Píula
Minha véia vó não era pessoa de dizer palavrão. Nascida no interior do estado do RJ e alfabetizada na fazenda de seu pai por uma tutora que dava aulas de montaria, etiqueta francesa, francês e economia doméstica (ha ha ha), vovó cresceu com um vocabulário simplório que incluía um único palavrão cabeludo: píula. Quando ela estava muito nervosa, confesso, o palavrão saía composto: êta, píula! Um dia, eu devia ter uns 7 anos, perguntei: "Vó, o que diabos quer dizer píula?" E ela arregalou os olhos, olhou em volta, verificou se havia testemunhas num raio de 20 km, me levou prum cantinho reservado e disse:
Píula é o pior palavrão que existe. É uma mistura de merda, caralho, puta que pariu e vai tomar no cu.
Eu fiquei horrorizada, mas nunca revelei nada a ninguém. Guardei esse segredo até hoje, mas confesso que passei minha vida inteira gargalhando por dentro toda vez que ouvia minha avó dizer "êta, píula!". Aí eu me plantava na frente dela, botava meus braços em volta de seu pescoço (que foi ficando cada vez mais miúdo, à medida que eu crescia e ela encolhia), olhava nos olhos daquela véia doida e perguntava: "O que foi que a senhora acabou de dizer aí?" E gargalhávamos, as duas. Ninguém entendia. Aquele era o nosso código. Só eu sabia que píula era um bicho cabeludo.
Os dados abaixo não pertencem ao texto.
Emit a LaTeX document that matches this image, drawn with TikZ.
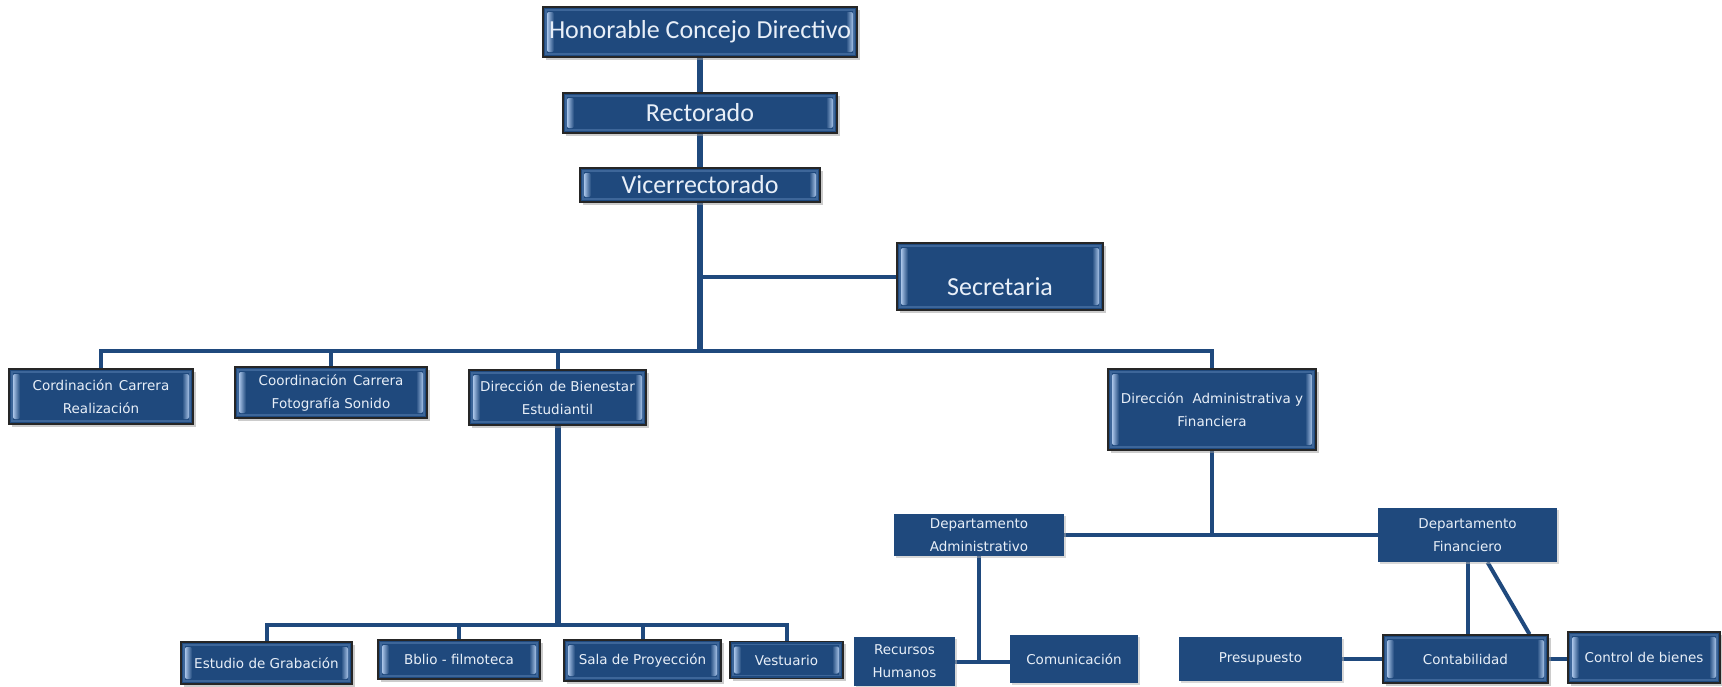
\documentclass[tikz,border=0pt]{standalone}
\usepackage{fontspec}
\setmainfont{Carlito}
\newfontfamily\boxfont{DejaVu Sans}
\usetikzlibrary{positioning, shadows, backgrounds}
\definecolor{orgblue}{HTML}{1F497D}
\definecolor{orghi}{HTML}{A9C4E8}
\definecolor{orgrim}{HTML}{3D6699}
\definecolor{orgtext}{HTML}{E8EFF8}

\begin{document}
\begin{tikzpicture}[x=1pt, y=-1pt,
        trunk/.style={orgblue, line width=6pt},
        link/.style={orgblue, line width=4pt},
        boxbase/.style={rectangle, fill=orgblue, text=orgtext, align=center, inner sep=1pt,
            font=\boxfont\fontsize{13.5}{23}\selectfont},
        flatbox/.style={boxbase, drop shadow={shadow xshift=1.5pt, shadow yshift=-1.5pt, fill=black!30}},
        bevelbox/.style={boxbase, draw=black!85, line width=1.5pt,
            drop shadow={shadow xshift=2.5pt, shadow yshift=-2.5pt, fill=black!40},
            path picture={
                \draw[orgrim, line width=1.5pt] ([xshift=3pt, yshift=-3pt]path picture bounding box.north west)
                    rectangle ([xshift=-3pt, yshift=3pt]path picture bounding box.south east);
                \shade[left color=orghi, right color=orgblue, rounded corners=2pt]
                    ([xshift=4pt, yshift=-5pt]path picture bounding box.north west)
                    rectangle ([xshift=11pt, yshift=5pt]path picture bounding box.south west);
                \shade[left color=orgblue, right color=orghi, rounded corners=2pt]
                    ([xshift=-11pt, yshift=-5pt]path picture bounding box.north east)
                    rectangle ([xshift=-4pt, yshift=5pt]path picture bounding box.south east);
            }},
        bigbox/.style={bevelbox, font=\fontsize{26}{30}\selectfont}]
    \useasboundingbox (0,0) rectangle (1722,686);

    \node[bigbox, minimum width=314pt, minimum height=50pt] (hcd) at (700,32) {Honorable Concejo Directivo};
    \node[bigbox, minimum width=274pt, minimum height=40pt] (rect) at (700,113) {Rectorado};
    \node[bigbox, minimum width=240pt, minimum height=34pt] (vice) at (700,185) {Vicerrectorado};
    \node[bigbox, minimum width=206pt, minimum height=67pt] (secr) at (1000,276.5) {\raisebox{-19pt}[0pt][0pt]{Secretaria}};

    \node[bevelbox, minimum width=184pt, minimum height=55pt] (ccr) at (101,396.5) {Cordinación\hspace{6pt}Carrera\\Realización};
    \node[bevelbox, minimum width=192pt, minimum height=51pt] (ccf) at (331,392.5) {Coordinación\hspace{6pt}Carrera\\Fotografía\ Sonido};
    \node[bevelbox, minimum width=177pt, minimum height=55pt] (dbe) at (557.5,397.5) {Dirección\hspace{6pt}de Bienestar\\Estudiantil};
    \node[bevelbox, minimum width=208pt, minimum height=81pt] (dafin) at (1212,409.5) {Dirección\ \ Administrativa y\\Financiera};

    \node[bevelbox, minimum width=171pt, minimum height=42pt] (estu) at (266.5,663) {Estudio de Grabación};
    \node[bevelbox, minimum width=162pt, minimum height=39pt] (bibl) at (459,659.5) {Bblio - filmoteca};
    \node[bevelbox, minimum width=157pt, minimum height=41pt] (sala) at (642.5,660.5) {Sala de Proyección};
    \node[bevelbox, minimum width=113pt, minimum height=37pt] (vest) at (786.5,660) {Vestuario};

    \node[flatbox, minimum width=170pt, minimum height=42pt] (depadm) at (979,535) {Departamento\\Administrativo};
    \node[flatbox, minimum width=179pt, minimum height=54pt] (depfin) at (1467.5,535) {Departamento\\Financiero};
    \node[flatbox, minimum width=101pt, minimum height=49pt] (rrhh) at (904.5,661.5) {Recursos\\Humanos};
    \node[flatbox, minimum width=128pt, minimum height=48pt] (comu) at (1074,659) {Comunicación};
    \node[flatbox, minimum width=163pt, minimum height=44pt] (presu) at (1260.5,659) {Presupuesto};
    \node[bevelbox, minimum width=165pt, minimum height=48pt] (conta) at (1465.5,659) {Contabilidad};
    \node[bevelbox, minimum width=152pt, minimum height=51pt] (ctrl) at (1644,657.5) {Control de bienes};

    \coordinate (mainbar) at (700,351);
    \coordinate (biebar) at (558,625);

    \begin{scope}[on background layer]
        \draw[trunk] (hcd) -- (rect);
        \draw[trunk] (rect) -- (vice);
        \draw[trunk] (vice) -- (mainbar);
        \draw[link] (secr.west) -- (secr.west -| vice);
        \draw[link] (ccr.north) |- (mainbar) -| (dafin.north);
        \draw[link] (ccf.north) |- (mainbar);
        \draw[link] (dbe.north) |- (mainbar);

        \draw[trunk] (dbe.south) -- (dbe.south |- biebar);
        \draw[link] (estu.north) |- (biebar) -| (vest.north);
        \draw[link] (bibl.north) |- (biebar);
        \draw[link] (sala.north) |- (biebar);

        \draw[link] (dafin.south) -- (dafin.south |- depfin.west);
        \draw[link] (depadm.east) -- (depadm.east -| dafin.south);
        \draw[link] (depfin.west) -- (depfin.west -| dafin.south);
        \draw[link] (depadm.south) |- (rrhh.east);
        \draw[link] (rrhh.east) -- (rrhh.east -| comu.west);

        \draw[link] (depfin.south) -- (depfin.south |- conta.north);
        \draw[link] ([xshift=20pt]depfin.south) -- ([xshift=64pt]conta.north);
        \draw[link] (presu.east) -- (presu.east -| conta.west);
        \draw[link] (conta.east) -- (conta.east -| ctrl.west);
    \end{scope}
\end{tikzpicture}
\end{document}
Eu e ela. E às vezes, na Caixa Econômica, pro gerente do banco, eu desconfio que ela falava píula, mil vezes píula! apenas pra me distrair. Ou pra deixar o gerente intrigado com minhas gargalhadas numa hora daquelas.
Só sei que eu, como menina-moça, educada em colégio de freiras e criada para casar e ter filhos, adorava ter uma vó que falasse tantas obscenidades secretas. Pensando bem, foi minha salvação enquanto criatura afetiva e sexualmente viável. Hoje eu poderia ser uma mulher frígida e domesticamente prendada, casada com um homem de terno e gravata num sala e dois quartos com vista pro Borel; mas, porque tive a avó que tive (e que me ensinou o mais cabeludo do palavrões horripilantes), eu cresci cheia de moral pra escolher minha própria turma esquisitona. E conhecer, com eles, outros palavrões, autores e substâncias horripilantes, que me deram uma vaga noção do que sou hoje.
Um dia, quando eu já tinha essa vaga noção de quem eu era e minha vó já tinha mais de 90 anos, eu falei pra ela: Vó, píula já era. O lance agora é dizer que não sei o quê de cu é rola. E dei uns exemplos: voto obrigatório é uma merda?; então voto obrigatório de cu é rola; Rosinha quer dar sopão a um real? Então assistencialismo de cu é rola. E por aí fui. Ela ficou muito confusa. Acho que já não associava bem os nomes (rola, cu) às pessoas, e ficou algum tempo com cara de interrogação me perguntando: como assim, o assistencialismo de cu ser rola? E eu expliquei que o barato era puramente o surrealismo do xingamento. Que nem tudo de cu é rola. Algumas coisas de cu, de fato, são rola, mas nem tudo. E tivemos uma longa conversa de vó e neta sobre isso. E ela ficou horrorizada de ouvir de sua inocente netinha tantas barbaridades e analogias cu-rola.
Na verdade, como era de se esperar, ela nunca aprendeu a usar meu xingamento mór. Ficou com o píula mesmo, eternamente. Às vezes, no afã de me agradar, mandava um: êta, rola! E danava a rir dela mesma. Só eu e ela ríamos, só eu e ela entendíamos a piada.
Hoje eu contei quantos palavrões eu falei ao longo do dia, e tive vontade de lavar minha boca com sabão de pimenta. Há três anos perdi minha vó e, com ela, perdi coisas inestimáveis, como meu mais alto padrão de gentileza, delicadeza e cortesia. Hoje eu sobrevivi a mais um dia ruim em trabalhos onde as pessoas se agridem gratuitamente, são incapazes de dizer por favor e obrigado, e senti muita falta de minha avó. Ela sabia, com seu incrível pensamento mágico, transformar agressão em carinho; irritação em sorriso; e acusação em perdão em dois tempos. Pessoas assim, cujas fôrmas foram quebradas há décadas, fazem falta em qualquer contexto.